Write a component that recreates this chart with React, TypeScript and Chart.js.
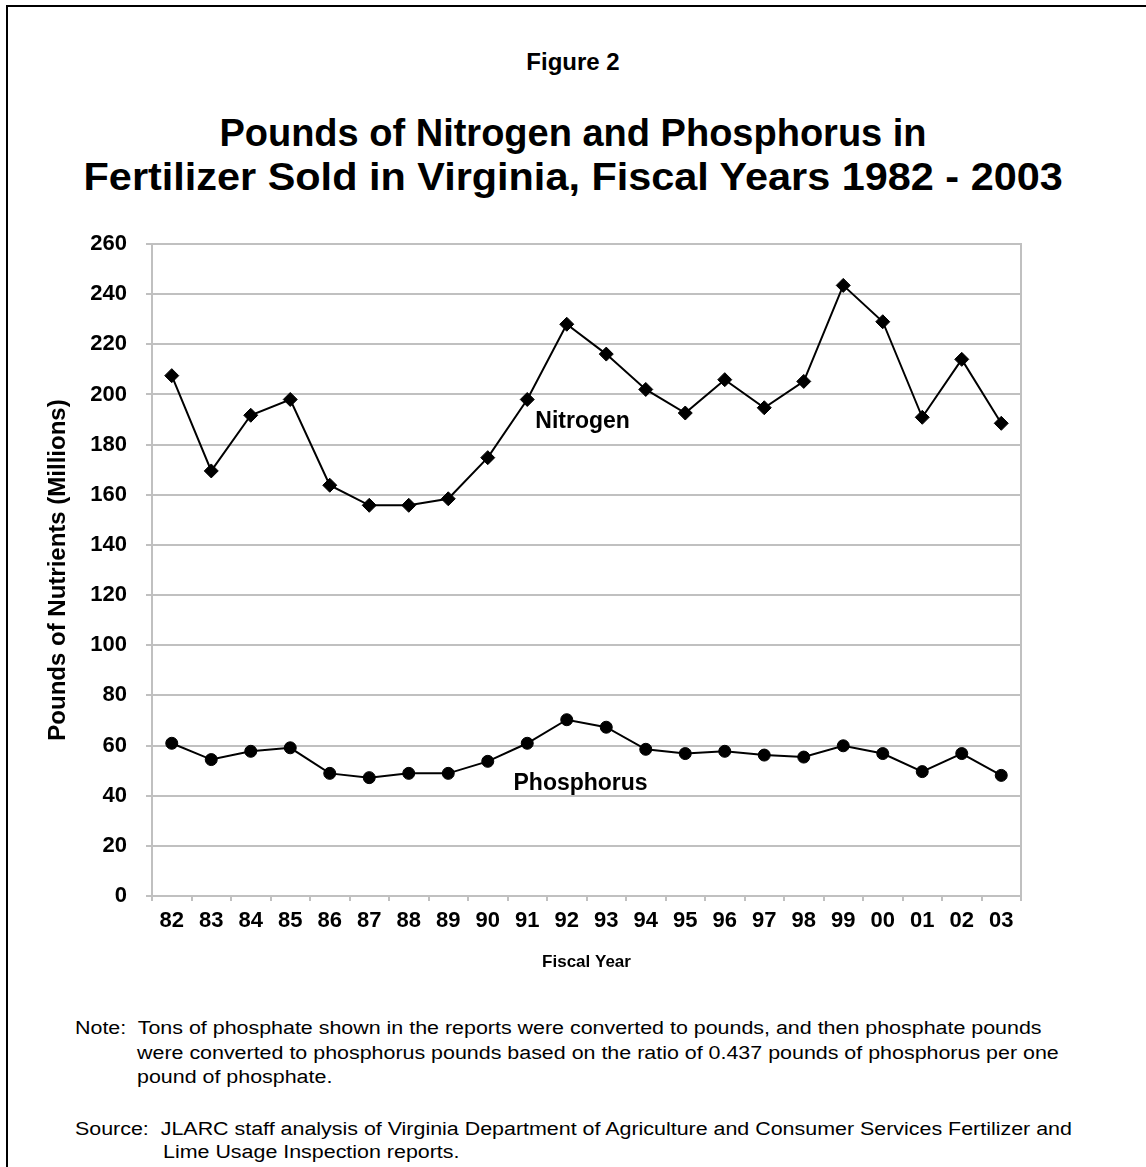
import React, { useEffect, useRef } from "react";
import { Chart, registerables } from "chart.js";

Chart.register(...registerables);

const years = ["82", "83", "84", "85", "86", "87", "88", "89", "90", "91", "92", "93", "94", "95", "96", "97", "98", "99", "00", "01", "02", "03"];
const nitrogen = [207.5, 169.5, 191.7, 198, 163.8, 155.8, 155.8, 158.4, 174.8, 198, 228, 216.1, 202, 192.6, 205.9, 194.7, 205.2, 243.5, 229, 190.9, 214, 188.5];
const phosphorus = [60.9, 54.4, 57.7, 59.1, 48.9, 47.2, 48.9, 48.9, 53.7, 60.9, 70.3, 67.3, 58.5, 56.8, 57.7, 56.2, 55.4, 59.9, 56.8, 49.6, 56.8, 48.1];
const yMin = 0;
const yMax = 260;
const yStep = 20;
const seriesNames = ["Nitrogen", "Phosphorus"];
const seriesLabelX = [10.4, 10.35];
const seriesLabelY = [189.2, 44.7];

const figureLabel = "Figure 2";
const titleLines = ["Pounds of Nitrogen and Phosphorus in", "Fertilizer Sold in Virginia, Fiscal Years 1982 - 2003"];
const yTitle = "Pounds of Nutrients (Millions)";
const xTitle = "Fiscal Year";
const noteLines = [
  "Note:  Tons of phosphate shown in the reports were converted to pounds, and then phosphate pounds",
  "were converted to phosphorus pounds based on the ratio of 0.437 pounds of phosphorus per one",
  "pound of phosphate.",
  "Source:  JLARC staff analysis of Virginia Department of Agriculture and Consumer Services Fertilizer and",
  "Lime Usage Inspection reports.",
];

const FONT = '"Liberation Sans", Arial, Helvetica, sans-serif';
const GRID = "#c0c0c0";

const labelPlugin = {
  id: "seriesLabels",
  beforeDatasetsDraw(chart: any) {
    const { ctx, chartArea } = chart;
    ctx.save();
    ctx.strokeStyle = GRID;
    ctx.lineWidth = 2;
    ctx.beginPath();
    ctx.moveTo(chartArea.right, chartArea.top - 1);
    ctx.lineTo(chartArea.right, chartArea.bottom);
    ctx.stroke();
    ctx.restore();
  },
  afterDatasetsDraw(chart: any) {
    const { ctx } = chart;
    const xs = chart.scales.x;
    const ys = chart.scales.y;
    ctx.save();
    ctx.fillStyle = "#000";
    ctx.font = `bold 23px ${FONT}`;
    ctx.textAlign = "center";
    ctx.textBaseline = "middle";
    seriesNames.forEach((name, i) => {
      ctx.fillText(name, xs.getPixelForValue(seriesLabelX[i]), ys.getPixelForValue(seriesLabelY[i]));
    });
    ctx.restore();
  },
};

function FigureChart() {
  const ref = useRef<HTMLCanvasElement | null>(null);
  useEffect(() => {
    if (!ref.current) return;
    const chart = new Chart(ref.current, {
      type: "line",
      data: {
        labels: years,
        datasets: [
          {
            label: seriesNames[0],
            data: nitrogen,
            borderColor: "#000",
            backgroundColor: "#000",
            borderWidth: 2,
            pointStyle: "rectRot",
            pointRadius: 7,
            pointBorderWidth: 1,
            tension: 0,
          },
          {
            label: seriesNames[1],
            data: phosphorus,
            borderColor: "#000",
            backgroundColor: "#000",
            borderWidth: 2,
            pointStyle: "circle",
            pointRadius: 6,
            pointBorderWidth: 1,
            tension: 0,
          },
        ],
      },
      options: {
        responsive: false,
        animation: false,
        devicePixelRatio: 1,
        layout: { padding: { top: 244, right: 125, left: 0, bottom: 0 } },
        plugins: {
          legend: { display: false },
          tooltip: { enabled: false },
          title: { display: false },
        },
        scales: {
          x: {
            type: "category",
            offset: true,
            afterFit: (s: any) => {
              s.height = 104;
            },
            grid: {
              drawOnChartArea: false,
              offset: true,
              color: GRID,
              lineWidth: 2,
              tickLength: 5,
            },
            border: { color: GRID, width: 2 },
            ticks: {
              color: "#000",
              font: { family: FONT, size: 22, weight: "bold" },
              padding: 7,
              maxRotation: 0,
              autoSkip: false,
            },
            title: {
              display: true,
              text: xTitle,
              color: "#000",
              font: { family: FONT, size: 17, weight: "bold" },
              padding: { top: 0, bottom: 27 },
            },
          },
          y: {
            min: yMin,
            max: yMax,
            afterFit: (s: any) => {
              s.width = 152;
            },
            grid: { color: GRID, lineWidth: 2, tickLength: 6 },
            border: { color: GRID, width: 2 },
            ticks: {
              stepSize: yStep,
              color: "#000",
              font: { family: FONT, size: 22, weight: "bold" },
              padding: 19,
            },
            title: {
              display: true,
              text: yTitle,
              color: "#000",
              font: { family: FONT, size: 24, weight: "bold" },
              padding: { top: 44, bottom: 0 },
            },
          },
        },
      },
      plugins: [labelPlugin],
    });
    return () => chart.destroy();
  }, []);
  return (
    <canvas
      ref={ref}
      width={1146}
      height={1000}
      style={{ position: "absolute", left: 0, top: 0, width: 1146, height: 1000 }}
    />
  );
}

const noteLayout = [
  { left: 75, center: 1028 },
  { left: 137, center: 1053 },
  { left: 137, center: 1077 },
  { left: 75, center: 1129 },
  { left: 163, center: 1152 },
];

const titleLayout = [
  { top: 111, stretch: 1.0 },
  { top: 155, stretch: 1.09 },
];

export default function App() {
  return (
    <div
      style={{
        position: "absolute",
        left: 0,
        top: 0,
        width: 1146,
        height: 1167,
        background: "#fff",
        overflow: "hidden",
        fontFamily: FONT,
        color: "#000",
      }}
    >
      <div
        style={{
          position: "absolute",
          left: 6,
          top: 5,
          width: 2000,
          height: 2000,
          borderLeft: "2px solid #000",
          borderTop: "2px solid #000",
        }}
      />
      <div
        style={{
          position: "absolute",
          left: 0,
          width: 1146,
          top: 47,
          lineHeight: "30px",
          fontSize: 24,
          fontWeight: "bold",
          textAlign: "center",
        }}
      >
        {figureLabel}
      </div>
      {titleLines.map((t, i) => (
        <div
          key={t}
          style={{
            position: "absolute",
            left: 0,
            width: 1146,
            top: titleLayout[i].top,
            lineHeight: "44px",
            fontSize: 38,
            fontWeight: "bold",
            textAlign: "center",
            whiteSpace: "nowrap",
            transform: `scaleX(${titleLayout[i].stretch})`,
            transformOrigin: "571px center",
          }}
        >
          {t}
        </div>
      ))}
      <FigureChart />
      {noteLines.map((t, i) => (
        <div
          key={t}
          style={{
            position: "absolute",
            left: noteLayout[i].left,
            top: noteLayout[i].center - 12,
            lineHeight: "24px",
            fontSize: 18,
            whiteSpace: "pre",
            transform: "scaleX(1.19)",
            transformOrigin: "left center",
          }}
        >
          {t}
        </div>
      ))}
    </div>
  );
}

→ **STATED PROBLEM**
Take every line from the data above that holds "React" and copy it out.

→ **COMPLETED TASK**
Write a component that recreates this chart with React, TypeScript and Chart.js.
import React, { useEffect, useRef } from "react";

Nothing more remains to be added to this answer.